De la nef construite après l’incendie de 1119, sur une période de vingt années, soit 1120/1140, il ne reste que les grandes arcades du premier niveau (A). C’est peu pour restituer l’ouvrage dans son élévation initiale mais nous allons tenter de dégager les hypothèses les plus satisfaisantes. Ce premier niveau préservé fait 9m de haut (B), et les murs extérieurs (C) dont nous retrouvons la position sur la tour sud, donnent un bas côté large de 4m90 (D) avec des travées légèrement barlong susceptibles de recevoir des voûtes d’arêtes (E) comme dans l’oeuvre contemporaine de Saint-Georges de Boscherville. Le second niveau est plus aléatoire et nous opterons pour une tribune non voûtée. Dans le cas d’une quadruple élévation, et avec tribunes voûtées (F), les grandes voûtes auraient atteint 23m de haut (G), soit plus que l’ouvrage gothique, 21m70 à la clé.

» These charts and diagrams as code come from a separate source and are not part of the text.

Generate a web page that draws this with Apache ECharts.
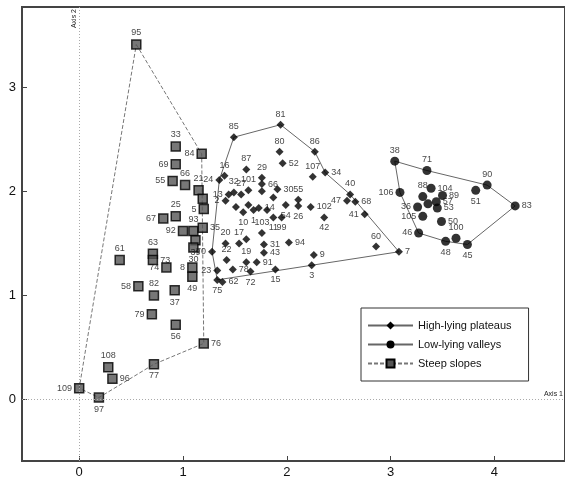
<!DOCTYPE html>
<html>
<head>
    <meta charset="utf-8">
    <title>Axis 1 / Axis 2</title>
    <script src="https://cdn.jsdelivr.net/npm/echarts@6/dist/echarts.min.js"></script>
    <style>
        html, body { margin: 0; padding: 0; background: #fff; }
        #main { width: 565px; height: 479px; }
    </style>
</head>
<body>
    <div id="main"></div>
    <script>
        // steep slopes (squares)
        var steepNames = ['95','84','33','69','55','66','21','','5','25','67','92','93','35','39','30','61','63','73','74','8','49','58','82','37','79','56','76','108','96','77','109','97']
        var steepX = [0.55,1.18,0.93,0.93,0.90,1.02,1.15,1.19,1.20,0.93,0.81,1.00,1.10,1.19,1.12,1.10,0.39,0.71,0.71,0.84,1.09,1.09,0.57,0.72,0.92,0.70,0.93,1.20,0.28,0.32,0.72,0.00,0.19]
        var steepY = [3.41,2.36,2.43,2.26,2.10,2.06,2.01,1.93,1.83,1.76,1.74,1.62,1.62,1.65,1.53,1.46,1.34,1.40,1.34,1.27,1.27,1.18,1.09,1.00,1.05,0.82,0.72,0.54,0.31,0.20,0.34,0.11,0.02]
        var steepLabelAt = ['t','l','t','l','l','t','t','','l','t','l','l','t','r','b','b','t','t','r','l','l','b','l','t','b','l','b','r','t','r','b','l','b']
        var steepHull = ['95','84','76','77','97','109','95']

        // low-lying valleys (circles)
        var lowNames = ['38','71','90','83','51','106','104','88','89','57','','36','53','105','50','46','100','48','45']
        var lowX = [3.04,3.35,3.93,4.20,3.82,3.09,3.39,3.31,3.50,3.44,3.36,3.26,3.45,3.31,3.49,3.27,3.63,3.53,3.74]
        var lowY = [2.29,2.20,2.06,1.86,2.01,1.99,2.03,1.95,1.96,1.90,1.88,1.85,1.84,1.76,1.71,1.60,1.55,1.52,1.49]
        var lowLabelAt = ['t','t','t','r','b','l','r','t','r','r','','l','r','l','r','l','t','b','b']
        var lowHull = ['38','71','90','83','45','48','46','106','38']

        // high-lying plateaus (diamonds)
        var highNames = ['85','81','80','86','87','52','107','34','29','16','24','66','65','30','55','26','54','102','42','40','47','68','41','60','7','9','3','94','31','43','103','17','28','20','22','19','91','72','15','75','62','23','78','70','13','32','27','2','101','64','10','1','14','11','99','12','44','18']
        var highX = [1.49,1.94,1.93,2.27,1.61,1.96,2.25,2.37,1.76,1.40,1.35,1.76,1.76,1.91,2.11,2.11,1.99,2.23,2.36,2.61,2.58,2.66,2.75,2.86,3.08,2.26,2.24,2.02,1.78,1.78,1.76,1.54,1.61,1.41,1.42,1.61,1.71,1.65,1.89,1.33,1.38,1.33,1.48,1.28,1.44,1.49,1.56,1.41,1.63,1.87,1.58,1.68,1.73,1.87,1.95,1.51,1.81,1.63]
        var highY = [2.52,2.64,2.38,2.38,2.21,2.27,2.14,2.18,2.13,2.15,2.11,2.07,2.00,2.02,1.92,1.86,1.87,1.85,1.75,1.97,1.91,1.90,1.78,1.47,1.42,1.39,1.29,1.51,1.49,1.41,1.60,1.50,1.54,1.50,1.34,1.32,1.32,1.23,1.25,1.15,1.13,1.24,1.25,1.42,1.97,1.99,1.97,1.91,2.01,1.94,1.80,1.82,1.84,1.75,1.75,1.85,1.82,1.87]
        var highLabelAt = ['t','t','t','t','t','r','t','r','t','t','l','r','','r','t','b','b','r','b','t','l','r','l','t','r','r','b','r','r','r','t','t','','t','t','t','r','b','b','b','r','l','r','l','l','t','t','l','t','','b','b','r','b','b','','','']
        var highHull = ['85','81','86','34','40','7','75','70','24','85']

        var xTicks = [0, 1, 2, 3, 4]
        var yTicks = [0, 1, 2, 3]

        var posMap = {t: 'top', b: 'bottom', l: 'left', r: 'right'}

        var makePoints = function(names, xs, ys, at) {
            var out = []
            for (var i = 0; i < names.length; i++) {
                var p = {name: names[i], value: [xs[i], ys[i]]}
                if (at[i] == '' || names[i] == '') {
                    p.label = {show: false}
                } else {
                    p.label = {position: posMap[at[i]]}
                }
                out.push(p)
            }
            return out
        }

        var makeHull = function(order, names, xs, ys) {
            var out = []
            for (var name of order) {
                var i = names.indexOf(name)
                out.push([xs[i], ys[i]])
            }
            return out
        }

        var font = 'Liberation Sans, Arial, sans-serif'
        var pointLabel = {
            show: true,
            formatter: '{b}',
            fontSize: 9,
            fontFamily: font,
            color: '#111',
            distance: 2
        }

        var myChart = echarts.init(document.querySelector('#main'))

        var option = {
            animation: false,
            textStyle: {fontFamily: font},
            grid: {
                left: 22, top: 7, right: -3, bottom: 13,
                show: true,
                borderColor: '#444',
                borderWidth: 2
            },
            legend: {
                orient: 'vertical',
                left: 361,
                top: 308,
                padding: [12, 17, 12, 6],
                itemWidth: 45,
                itemHeight: 10,
                itemGap: 8,
                borderColor: '#333',
                borderWidth: 1,
                backgroundColor: '#fff',
                textStyle: {fontSize: 11, color: '#111', fontFamily: font},
                data: ['High-lying plateaus', 'Low-lying valleys', 'Steep slopes']
            },
            xAxis: {
                type: 'value',
                min: -0.551,
                max: 4.68,
                splitLine: {show: false},
                axisLine: {onZero: false, lineStyle: {color: '#444', width: 2}},
                axisTick: {inside: true, length: 5, lineStyle: {color: '#444'}},
                axisLabel: {
                    fontSize: 13, color: '#111', margin: 5,
                    showMinLabel: false, showMaxLabel: false,
                    formatter: function(v) { return xTicks.indexOf(v) >= 0 ? String(v) : '' }
                }
            },
            yAxis: {
                type: 'value',
                min: -0.589,
                max: 3.77,
                splitLine: {show: false},
                axisLine: {onZero: false, lineStyle: {color: '#444', width: 2}},
                axisTick: {inside: true, length: 5, lineStyle: {color: '#444'}},
                axisLabel: {
                    fontSize: 13, color: '#111', margin: 6,
                    showMinLabel: false, showMaxLabel: false,
                    formatter: function(v) { return yTicks.indexOf(v) >= 0 ? String(v) : '' }
                }
            },
            series: [
                {
                    name: 'High-lying plateaus',
                    type: 'line',
                    data: makeHull(highHull, highNames, highX, highY),
                    symbol: 'diamond',
                    symbolSize: 8,
                    showSymbol: false,
                    silent: true,
                    itemStyle: {color: '#000'},
                    lineStyle: {color: '#666', width: 1}
                },
                {
                    name: 'Low-lying valleys',
                    type: 'line',
                    data: makeHull(lowHull, lowNames, lowX, lowY),
                    symbol: 'circle',
                    symbolSize: 9,
                    showSymbol: false,
                    silent: true,
                    itemStyle: {color: '#000'},
                    lineStyle: {color: '#666', width: 1}
                },
                {
                    name: 'Steep slopes',
                    type: 'line',
                    data: makeHull(steepHull, steepNames, steepX, steepY),
                    symbol: 'rect',
                    symbolSize: 9,
                    showSymbol: false,
                    silent: true,
                    itemStyle: {color: '#555', borderColor: '#000', borderWidth: 1.5},
                    lineStyle: {color: '#777', width: 1, type: [4, 2]},
                    markLine: {
                        silent: true,
                        symbol: 'none',
                        lineStyle: {color: '#aaa', width: 1, type: [1, 2]},
                        label: {
                            show: true,
                            position: 'insideEndTop',
                            fontSize: 7,
                            color: '#222',
                            distance: 2
                        },
                        data: [
                            {xAxis: 0, label: {formatter: 'Axis 2'}},
                            {yAxis: 0, label: {formatter: 'Axis 1'}}
                        ]
                    }
                },
                {
                    name: 'High-lying plateaus',
                    type: 'scatter',
                    data: makePoints(highNames, highX, highY, highLabelAt),
                    symbol: 'diamond',
                    symbolSize: 8,
                    itemStyle: {color: '#000'},
                    label: pointLabel,
                    z: 3
                },
                {
                    name: 'Low-lying valleys',
                    type: 'scatter',
                    data: makePoints(lowNames, lowX, lowY, lowLabelAt),
                    symbol: 'circle',
                    symbolSize: 9,
                    itemStyle: {color: '#000'},
                    label: pointLabel,
                    z: 3
                },
                {
                    name: 'Steep slopes',
                    type: 'scatter',
                    data: makePoints(steepNames, steepX, steepY, steepLabelAt),
                    symbol: 'rect',
                    symbolSize: 9,
                    itemStyle: {color: '#555', borderColor: '#000', borderWidth: 1.5},
                    label: pointLabel,
                    z: 3
                }
            ]
        }

        myChart.setOption(option)
    </script>
</body>
</html>
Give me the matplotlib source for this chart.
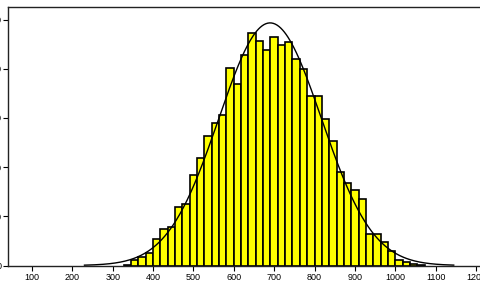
import matplotlib
matplotlib.use("Agg")
import matplotlib.pyplot as plt
import numpy as np

# histogram data
bin_start = 327.27
bin_width = 600 / 33
counts = [2, 11, 17, 25, 53, 74, 78, 118, 125, 184, 218, 264, 290, 307, 402,
          370, 427, 473, 457, 438, 464, 448, 454, 419, 400, 345, 345, 297, 254,
          191, 168, 153, 135, 65, 65, 47, 30, 11, 7, 4, 2]
x_ticks = [100, 200, 300, 400, 500, 600, 700, 800, 900, 1000, 1100, 1200]
y_ticks = [0, 100, 200, 300, 400, 500]

# fitted normal curve
mean = 690
sd = 127

plt.rcParams['font.family'] = ['Liberation Sans', 'DejaVu Sans']

fig = plt.figure(figsize=(4.8, 2.88), dpi=100)
ax = fig.add_axes([8 / 480, 22.5 / 288, 476 / 480, 258.2 / 288])

lefts = bin_start + bin_width * np.arange(len(counts))
ax.bar(lefts, counts, width=bin_width, align='edge', color='#ffff00',
       edgecolor='black', linewidth=1.2, zorder=2)

n = sum(counts)
xs = np.linspace(230, 1145, 400)
ys = n * bin_width / (sd * np.sqrt(2 * np.pi)) * np.exp(-0.5 * ((xs - mean) / sd) ** 2)
ax.plot(xs, ys, color='black', linewidth=1.0, zorder=3)

ax.set_xlim(40.5, 1220)
ax.set_ylim(0, 525)
ax.set_xticks(x_ticks)
ax.set_yticks(y_ticks)
ax.tick_params(axis='both', direction='out', length=3.5, width=0.8,
               labelsize=6.5, pad=2)
ax.tick_params(axis='y', pad=1)

for s in ax.spines.values():
    s.set_linewidth(1.0)
    s.set_color('#222222')

fig.savefig("out.png", dpi=100)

Nous avons donc représenté des tribunes à la manière normande (H) accessibles et sous charpente mais avec des arcs perpendiculaires (J), comme dans la nef contemporaine de Durham. Le troisième niveau (K) comporte naturellement un registre de fenêtres hautes avec ou sans galeries de circulation (L.M). Cette restitution nous donne une hauteur de 20m/20m50 sous clé avec des voûtes sur croisées d’ogives archaïques (N). Arc de la première tour lanterne (P), arc de renfort établi après l’incendie de 1194 (Q), faisceau de piles XIIIe siècle subsistant (R).